* **Raw records**
━━━━━━━━━━━━━━━━
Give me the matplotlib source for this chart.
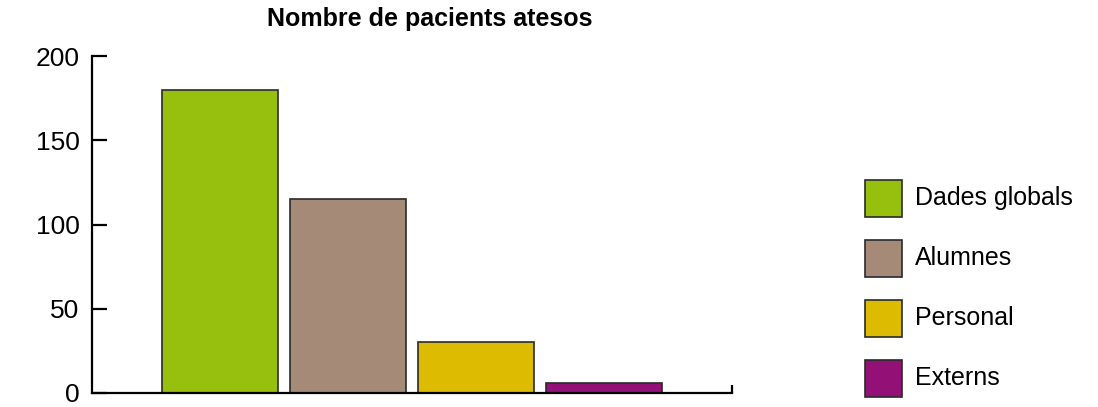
━━━━━━━━━━━━━━━━
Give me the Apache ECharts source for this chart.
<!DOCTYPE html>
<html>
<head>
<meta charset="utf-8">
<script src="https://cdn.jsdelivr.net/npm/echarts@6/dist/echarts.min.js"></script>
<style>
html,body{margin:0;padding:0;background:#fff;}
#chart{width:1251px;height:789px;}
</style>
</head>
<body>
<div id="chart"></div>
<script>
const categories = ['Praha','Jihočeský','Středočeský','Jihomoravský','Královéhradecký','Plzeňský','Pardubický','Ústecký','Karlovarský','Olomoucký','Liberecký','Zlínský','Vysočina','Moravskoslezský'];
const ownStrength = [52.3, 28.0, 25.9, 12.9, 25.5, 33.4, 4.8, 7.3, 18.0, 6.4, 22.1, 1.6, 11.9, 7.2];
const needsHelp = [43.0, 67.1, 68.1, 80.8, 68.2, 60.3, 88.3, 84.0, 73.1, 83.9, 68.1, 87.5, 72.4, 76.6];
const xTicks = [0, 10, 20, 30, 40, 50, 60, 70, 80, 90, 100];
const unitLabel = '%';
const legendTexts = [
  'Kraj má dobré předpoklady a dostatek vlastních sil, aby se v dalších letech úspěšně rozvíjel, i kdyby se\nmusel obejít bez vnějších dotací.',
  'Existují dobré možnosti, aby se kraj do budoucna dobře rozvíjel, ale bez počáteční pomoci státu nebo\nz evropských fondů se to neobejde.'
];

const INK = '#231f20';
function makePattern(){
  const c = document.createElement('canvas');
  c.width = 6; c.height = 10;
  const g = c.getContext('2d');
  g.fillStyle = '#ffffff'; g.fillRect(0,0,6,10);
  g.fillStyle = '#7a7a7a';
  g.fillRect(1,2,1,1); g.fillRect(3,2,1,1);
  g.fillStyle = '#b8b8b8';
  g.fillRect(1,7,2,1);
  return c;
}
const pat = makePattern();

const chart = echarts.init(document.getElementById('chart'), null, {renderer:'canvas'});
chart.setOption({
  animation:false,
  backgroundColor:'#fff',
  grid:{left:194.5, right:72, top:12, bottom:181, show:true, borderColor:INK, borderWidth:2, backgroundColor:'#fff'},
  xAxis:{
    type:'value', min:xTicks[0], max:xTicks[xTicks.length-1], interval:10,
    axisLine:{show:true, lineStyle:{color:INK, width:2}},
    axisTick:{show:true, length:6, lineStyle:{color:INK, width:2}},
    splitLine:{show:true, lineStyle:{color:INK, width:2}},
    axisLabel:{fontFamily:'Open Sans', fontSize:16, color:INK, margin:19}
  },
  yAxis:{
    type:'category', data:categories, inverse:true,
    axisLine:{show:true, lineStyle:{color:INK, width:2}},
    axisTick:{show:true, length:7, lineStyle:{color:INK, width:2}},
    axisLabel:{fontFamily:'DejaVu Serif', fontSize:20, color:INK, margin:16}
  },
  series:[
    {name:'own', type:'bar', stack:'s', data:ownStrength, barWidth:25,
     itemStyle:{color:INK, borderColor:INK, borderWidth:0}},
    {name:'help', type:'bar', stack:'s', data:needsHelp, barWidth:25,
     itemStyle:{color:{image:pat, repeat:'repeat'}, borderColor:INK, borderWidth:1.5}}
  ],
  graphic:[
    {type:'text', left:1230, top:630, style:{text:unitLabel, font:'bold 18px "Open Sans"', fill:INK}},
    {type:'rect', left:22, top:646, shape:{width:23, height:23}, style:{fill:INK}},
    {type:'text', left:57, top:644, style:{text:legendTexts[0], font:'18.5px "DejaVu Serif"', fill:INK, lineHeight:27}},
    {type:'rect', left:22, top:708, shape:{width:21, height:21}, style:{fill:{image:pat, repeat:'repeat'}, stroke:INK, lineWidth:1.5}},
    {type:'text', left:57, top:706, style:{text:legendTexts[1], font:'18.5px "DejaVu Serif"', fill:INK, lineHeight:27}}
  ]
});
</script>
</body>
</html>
━━━━━━━━━━━━━━━━
Take the line that contains "Give me the Apache", the line that contains "const pat = makePattern();", and all lines between, and give them again exactly; include no other line.

* **Correct output**
Give me the Apache ECharts source for this chart.
<!DOCTYPE html>
<html>
<head>
<meta charset="utf-8">
<script src="https://cdn.jsdelivr.net/npm/echarts@6/dist/echarts.min.js"></script>
<style>
html,body{margin:0;padding:0;background:#fff;}
#chart{width:1251px;height:789px;}
</style>
</head>
<body>
<div id="chart"></div>
<script>
const categories = ['Praha','Jihočeský','Středočeský','Jihomoravský','Královéhradecký','Plzeňský','Pardubický','Ústecký','Karlovarský','Olomoucký','Liberecký','Zlínský','Vysočina','Moravskoslezský'];
const ownStrength = [52.3, 28.0, 25.9, 12.9, 25.5, 33.4, 4.8, 7.3, 18.0, 6.4, 22.1, 1.6, 11.9, 7.2];
const needsHelp = [43.0, 67.1, 68.1, 80.8, 68.2, 60.3, 88.3, 84.0, 73.1, 83.9, 68.1, 87.5, 72.4, 76.6];
const xTicks = [0, 10, 20, 30, 40, 50, 60, 70, 80, 90, 100];
const unitLabel = '%';
const legendTexts = [
  'Kraj má dobré předpoklady a dostatek vlastních sil, aby se v dalších letech úspěšně rozvíjel, i kdyby se\nmusel obejít bez vnějších dotací.',
  'Existují dobré možnosti, aby se kraj do budoucna dobře rozvíjel, ale bez počáteční pomoci státu nebo\nz evropských fondů se to neobejde.'
];

const INK = '#231f20';
function makePattern(){
  const c = document.createElement('canvas');
  c.width = 6; c.height = 10;
  const g = c.getContext('2d');
  g.fillStyle = '#ffffff'; g.fillRect(0,0,6,10);
  g.fillStyle = '#7a7a7a';
  g.fillRect(1,2,1,1); g.fillRect(3,2,1,1);
  g.fillStyle = '#b8b8b8';
  g.fillRect(1,7,2,1);
  return c;
}
const pat = makePattern();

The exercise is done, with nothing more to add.